O maior deles é o de combinar características ofensivas. Primeiro porque o Brasil no ataque tem seus principais jogadores com a tendência de partir do lado esquerdo, cortar para dentro e finalizar ou servir os companheiros: Neymar, Philippe Coutinho, Gabriel Jesus, Richarlison e Everton Cebolinha.

Para complicar ainda mais, apesar de toda qualidade envolvida, o centroavante, embora móvel, não é de atacar espaços às costas da defesa adversária. No Liverpool, Roberto Firmino também é um "arco" que aciona as "flechas" Salah e Mané.

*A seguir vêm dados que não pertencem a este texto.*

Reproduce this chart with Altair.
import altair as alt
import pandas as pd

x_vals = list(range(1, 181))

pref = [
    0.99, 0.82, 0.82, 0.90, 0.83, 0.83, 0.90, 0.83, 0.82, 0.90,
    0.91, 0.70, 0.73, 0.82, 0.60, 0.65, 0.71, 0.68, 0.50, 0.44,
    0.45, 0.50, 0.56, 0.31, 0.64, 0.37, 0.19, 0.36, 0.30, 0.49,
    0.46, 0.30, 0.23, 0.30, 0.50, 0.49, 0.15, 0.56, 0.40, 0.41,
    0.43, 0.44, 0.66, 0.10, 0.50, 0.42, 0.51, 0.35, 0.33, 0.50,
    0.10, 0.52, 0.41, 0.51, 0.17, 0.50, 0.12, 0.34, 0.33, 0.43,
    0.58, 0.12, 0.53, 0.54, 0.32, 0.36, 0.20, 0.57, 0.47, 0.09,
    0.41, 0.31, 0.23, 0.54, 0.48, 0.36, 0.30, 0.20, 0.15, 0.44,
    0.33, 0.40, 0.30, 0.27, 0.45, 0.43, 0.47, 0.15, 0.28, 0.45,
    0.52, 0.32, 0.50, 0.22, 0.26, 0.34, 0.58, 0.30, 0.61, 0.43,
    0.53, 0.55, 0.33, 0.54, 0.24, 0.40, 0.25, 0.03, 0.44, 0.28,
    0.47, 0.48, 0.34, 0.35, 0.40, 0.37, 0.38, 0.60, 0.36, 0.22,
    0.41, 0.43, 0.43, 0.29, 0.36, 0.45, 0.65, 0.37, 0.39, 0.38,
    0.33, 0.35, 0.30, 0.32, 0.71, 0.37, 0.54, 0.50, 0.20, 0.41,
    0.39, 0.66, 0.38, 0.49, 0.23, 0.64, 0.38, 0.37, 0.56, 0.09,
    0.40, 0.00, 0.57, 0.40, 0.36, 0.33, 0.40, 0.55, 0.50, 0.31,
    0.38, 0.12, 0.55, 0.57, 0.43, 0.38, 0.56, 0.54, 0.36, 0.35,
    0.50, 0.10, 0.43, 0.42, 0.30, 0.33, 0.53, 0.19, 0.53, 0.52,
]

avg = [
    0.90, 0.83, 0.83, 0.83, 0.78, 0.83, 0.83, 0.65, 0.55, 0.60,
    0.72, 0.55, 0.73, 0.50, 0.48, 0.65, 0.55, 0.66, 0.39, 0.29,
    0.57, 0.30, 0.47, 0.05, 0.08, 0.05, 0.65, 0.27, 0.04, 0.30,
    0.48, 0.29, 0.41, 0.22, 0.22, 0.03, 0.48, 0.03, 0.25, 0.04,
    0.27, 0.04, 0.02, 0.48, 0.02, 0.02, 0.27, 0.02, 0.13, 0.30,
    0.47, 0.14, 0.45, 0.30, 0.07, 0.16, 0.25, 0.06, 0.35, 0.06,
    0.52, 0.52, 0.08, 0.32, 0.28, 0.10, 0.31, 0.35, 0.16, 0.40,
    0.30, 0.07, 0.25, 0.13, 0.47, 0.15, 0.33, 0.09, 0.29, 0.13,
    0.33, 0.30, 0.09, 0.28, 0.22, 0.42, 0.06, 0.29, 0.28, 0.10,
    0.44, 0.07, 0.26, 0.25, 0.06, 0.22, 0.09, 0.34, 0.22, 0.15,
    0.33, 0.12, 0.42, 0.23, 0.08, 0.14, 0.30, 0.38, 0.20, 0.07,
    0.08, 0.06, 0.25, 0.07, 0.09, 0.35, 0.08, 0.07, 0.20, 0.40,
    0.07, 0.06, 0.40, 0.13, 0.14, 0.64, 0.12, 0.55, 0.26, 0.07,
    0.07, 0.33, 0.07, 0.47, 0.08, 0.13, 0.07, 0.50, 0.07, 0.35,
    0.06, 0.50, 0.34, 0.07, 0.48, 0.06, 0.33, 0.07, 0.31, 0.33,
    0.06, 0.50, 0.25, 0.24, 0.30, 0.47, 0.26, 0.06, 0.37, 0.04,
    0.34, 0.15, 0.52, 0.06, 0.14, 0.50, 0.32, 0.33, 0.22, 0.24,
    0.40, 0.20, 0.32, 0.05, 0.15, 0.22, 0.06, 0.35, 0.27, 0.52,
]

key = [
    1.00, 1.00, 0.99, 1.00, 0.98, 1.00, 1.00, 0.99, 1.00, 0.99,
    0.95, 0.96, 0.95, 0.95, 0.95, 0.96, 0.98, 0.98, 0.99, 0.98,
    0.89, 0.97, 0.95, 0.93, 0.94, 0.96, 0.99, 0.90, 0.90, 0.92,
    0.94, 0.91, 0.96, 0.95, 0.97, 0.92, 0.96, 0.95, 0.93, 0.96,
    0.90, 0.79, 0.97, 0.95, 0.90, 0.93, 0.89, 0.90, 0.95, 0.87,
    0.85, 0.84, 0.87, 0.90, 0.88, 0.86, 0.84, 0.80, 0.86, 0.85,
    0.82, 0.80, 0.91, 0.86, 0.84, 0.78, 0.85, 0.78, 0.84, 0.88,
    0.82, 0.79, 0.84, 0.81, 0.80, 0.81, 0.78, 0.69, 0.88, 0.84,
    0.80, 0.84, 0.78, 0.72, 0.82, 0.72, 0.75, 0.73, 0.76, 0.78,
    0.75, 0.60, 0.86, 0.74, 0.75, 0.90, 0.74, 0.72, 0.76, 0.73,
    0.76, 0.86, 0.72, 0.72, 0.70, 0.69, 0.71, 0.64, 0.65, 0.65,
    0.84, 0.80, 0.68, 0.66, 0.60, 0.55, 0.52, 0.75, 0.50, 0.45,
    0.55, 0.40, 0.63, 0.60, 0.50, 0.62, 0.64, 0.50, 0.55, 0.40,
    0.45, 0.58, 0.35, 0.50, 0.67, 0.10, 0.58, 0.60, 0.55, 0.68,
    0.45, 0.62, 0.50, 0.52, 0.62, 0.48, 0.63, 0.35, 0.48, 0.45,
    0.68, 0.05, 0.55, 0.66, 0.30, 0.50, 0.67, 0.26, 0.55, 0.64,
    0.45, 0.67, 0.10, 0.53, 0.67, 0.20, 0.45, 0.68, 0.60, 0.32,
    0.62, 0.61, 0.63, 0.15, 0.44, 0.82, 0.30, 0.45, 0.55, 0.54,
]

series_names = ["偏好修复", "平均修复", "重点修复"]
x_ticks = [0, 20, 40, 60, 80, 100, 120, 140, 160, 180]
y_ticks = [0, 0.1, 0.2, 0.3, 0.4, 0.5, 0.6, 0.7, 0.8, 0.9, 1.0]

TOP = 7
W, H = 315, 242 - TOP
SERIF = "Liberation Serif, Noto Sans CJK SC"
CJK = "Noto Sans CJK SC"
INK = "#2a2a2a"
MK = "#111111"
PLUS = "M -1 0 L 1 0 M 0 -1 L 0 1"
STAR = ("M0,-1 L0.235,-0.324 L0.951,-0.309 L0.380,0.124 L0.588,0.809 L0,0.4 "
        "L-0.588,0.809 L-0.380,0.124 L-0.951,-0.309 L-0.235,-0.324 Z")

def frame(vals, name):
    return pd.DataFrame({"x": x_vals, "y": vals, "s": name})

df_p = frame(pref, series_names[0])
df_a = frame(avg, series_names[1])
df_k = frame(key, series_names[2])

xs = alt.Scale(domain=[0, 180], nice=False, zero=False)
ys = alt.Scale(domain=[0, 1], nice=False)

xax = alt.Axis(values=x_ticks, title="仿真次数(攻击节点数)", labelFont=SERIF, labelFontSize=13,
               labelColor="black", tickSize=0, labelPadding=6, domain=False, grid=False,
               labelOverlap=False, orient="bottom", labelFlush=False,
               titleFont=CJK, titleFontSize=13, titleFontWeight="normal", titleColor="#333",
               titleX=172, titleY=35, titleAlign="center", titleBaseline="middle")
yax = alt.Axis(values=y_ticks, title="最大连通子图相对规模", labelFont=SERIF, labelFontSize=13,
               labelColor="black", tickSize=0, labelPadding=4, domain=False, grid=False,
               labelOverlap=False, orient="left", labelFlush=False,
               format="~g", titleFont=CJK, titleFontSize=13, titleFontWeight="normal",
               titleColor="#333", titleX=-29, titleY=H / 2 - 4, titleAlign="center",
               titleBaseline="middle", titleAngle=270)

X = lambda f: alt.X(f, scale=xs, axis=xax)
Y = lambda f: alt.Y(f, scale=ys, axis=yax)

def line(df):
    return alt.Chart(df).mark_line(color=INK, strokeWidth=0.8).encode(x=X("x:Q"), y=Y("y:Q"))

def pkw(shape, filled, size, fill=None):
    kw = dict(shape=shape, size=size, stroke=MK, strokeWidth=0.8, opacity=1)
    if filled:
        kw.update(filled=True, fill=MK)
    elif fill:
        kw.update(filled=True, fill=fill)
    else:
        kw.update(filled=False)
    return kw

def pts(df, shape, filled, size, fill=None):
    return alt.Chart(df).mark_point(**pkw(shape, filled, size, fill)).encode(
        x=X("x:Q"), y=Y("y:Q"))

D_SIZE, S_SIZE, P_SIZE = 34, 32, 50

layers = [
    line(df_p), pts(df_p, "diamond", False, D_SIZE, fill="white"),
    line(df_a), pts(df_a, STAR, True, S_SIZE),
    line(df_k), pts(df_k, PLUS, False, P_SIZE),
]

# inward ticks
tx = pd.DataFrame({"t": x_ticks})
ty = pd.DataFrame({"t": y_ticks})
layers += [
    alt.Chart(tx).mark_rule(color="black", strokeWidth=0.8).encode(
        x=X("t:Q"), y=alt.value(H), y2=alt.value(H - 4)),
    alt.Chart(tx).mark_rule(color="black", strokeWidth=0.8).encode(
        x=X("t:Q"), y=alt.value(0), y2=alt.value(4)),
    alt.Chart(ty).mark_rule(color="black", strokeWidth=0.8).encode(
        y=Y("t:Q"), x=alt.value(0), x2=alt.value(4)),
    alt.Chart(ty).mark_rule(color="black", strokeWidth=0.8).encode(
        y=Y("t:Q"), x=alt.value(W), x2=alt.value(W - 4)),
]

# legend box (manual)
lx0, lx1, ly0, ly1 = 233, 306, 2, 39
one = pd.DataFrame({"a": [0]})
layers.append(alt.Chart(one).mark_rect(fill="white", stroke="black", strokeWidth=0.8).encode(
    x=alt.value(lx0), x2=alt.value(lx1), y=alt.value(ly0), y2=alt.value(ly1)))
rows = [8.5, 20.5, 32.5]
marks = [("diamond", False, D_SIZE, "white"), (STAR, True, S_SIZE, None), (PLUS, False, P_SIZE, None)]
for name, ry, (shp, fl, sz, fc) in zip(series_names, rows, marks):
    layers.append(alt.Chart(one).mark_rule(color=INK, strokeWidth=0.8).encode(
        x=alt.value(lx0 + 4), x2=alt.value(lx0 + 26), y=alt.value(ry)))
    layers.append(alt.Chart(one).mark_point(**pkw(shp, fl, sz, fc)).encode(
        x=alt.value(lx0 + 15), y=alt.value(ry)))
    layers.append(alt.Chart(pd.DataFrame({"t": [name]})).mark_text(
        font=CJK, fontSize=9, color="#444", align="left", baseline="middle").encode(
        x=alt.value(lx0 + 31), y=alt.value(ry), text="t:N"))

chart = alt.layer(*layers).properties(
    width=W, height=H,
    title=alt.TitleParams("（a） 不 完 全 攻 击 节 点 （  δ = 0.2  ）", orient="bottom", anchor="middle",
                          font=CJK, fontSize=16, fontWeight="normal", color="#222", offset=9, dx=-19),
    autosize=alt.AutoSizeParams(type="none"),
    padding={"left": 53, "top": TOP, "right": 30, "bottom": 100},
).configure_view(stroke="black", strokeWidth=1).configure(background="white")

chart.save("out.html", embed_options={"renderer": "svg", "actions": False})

Tite também sentia falta de laterais que contribuíssem dando amplitude e um meio-campista, seja no 4-3-3/4-1-4-1 ou no 4-2-3-1, que viesse de trás e se juntasse ao quarteto ofensivo ou tivesse intensidade para dar sustentação na transição defensiva auxiliando Casemiro.

Renan Lodi e Douglas Luiz foram as peças que Tite escolheu para encaixar o 4-2-3-1 sem bola e o 2-3-5 em fase ofensiva que ele vinha buscando há tempos. Para ser mais exato, desde o empate sem gols em Wembley com a Inglaterra cheia de reservas e linha de cinco na defesa, no final de 2017. Quando o "ataque posicional" passou a fazer parte do vocabulário do treinador.

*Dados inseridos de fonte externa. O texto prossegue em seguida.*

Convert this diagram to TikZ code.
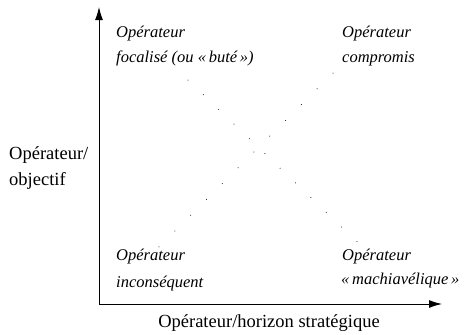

O "quinto homem" que ele tanto mencionou em entrevistas foi Lodi. O lateral bem aberto pela esquerda, justamente para não subaproveitar um dos atacantes citados acima, só driblando para fora e buscando o fundo para cruzar. Nem afunilar toda hora cortando para dentro. Assim deixou o trabalho pelo centro e entre a defesa e o meio-campo do adversário com Neymar, Coutinho e Firmino.

Douglas Luiz trabalhou como um suporte a Casemiro e boa opção de desafogo para o quinteto ofensivo na circulação da bola. Completando o trio na intermediária com Danilo, um lateral construindo mais por dentro. Assim Tite compensa com inteligência uma carência no setor que não encontra uma reposição para Daniel Alves.

Para completar o quebra-cabeça falta o ponteiro pela direita. Para abrir o campo, buscar o fundo e também infiltrar em diagonal para finalizar. Tite conta com Gabriel Jesus, ausente da abertura das eliminatórias por lesão. Embora se adapte bem por ali e atue nesta zona do campo muitas vezes no Manchester City, ainda não parece a peça ideal por não ter o drible como ponto forte.

Everton Cebolinha até foi uma aposta válida, justamente pelo ímpeto da vitória pessoal, mas a falta de hábito de driblar para fora dificultou um pouco a vida do atacante. Tite pode insistir com Rodrygo, que parece o mais talhado para a função, porém ainda falta rodagem na carreira e com a camisa verde e amarela. Algo a ser trabalhado.

Ah, sim! O jogo. Os 5 a 0 sobre a fraquíssima Bolivia na Neo Química Arena em Itaquera foram construídos com tranquilidade, especialmente por conta do gol de Marquinhos logo aos 16 minutos. Para furar a retranca, descomplicar a partida e dar confiança para a goleada que poderia ter sido maior, não fossem boas chances desperdiçadas, especialmente por Firmino.

Ainda assim, o atacante foi o artilheiro da noite com dois gols. Coutinho, mais forte fisicamente depois da passagem pelo Bayern de Munique, fechou a goleada que ainda teve o gol contra de Carrasco, desviando cabeçada de Rodrygo. Valeu pela concentração da equipe, por nunca baixar a guarda e manter a marcação adiantada e pressionada. Não serve, porém, como avaliação mais criteriosa do desempenho.

Mas funcionou como um treinamento para o jogo contra o Peru, em Lima. Valeu observar os movimentos coletivos e o que Tite pretende fazer para que o talento se entenda em campo e ocupe melhor os espaços no ataque. O tempo livre, forçado pela pandemia, acabou sendo produtivo e rendeu ideias interessantes. Vejamos na prática em um duelo mais parelho.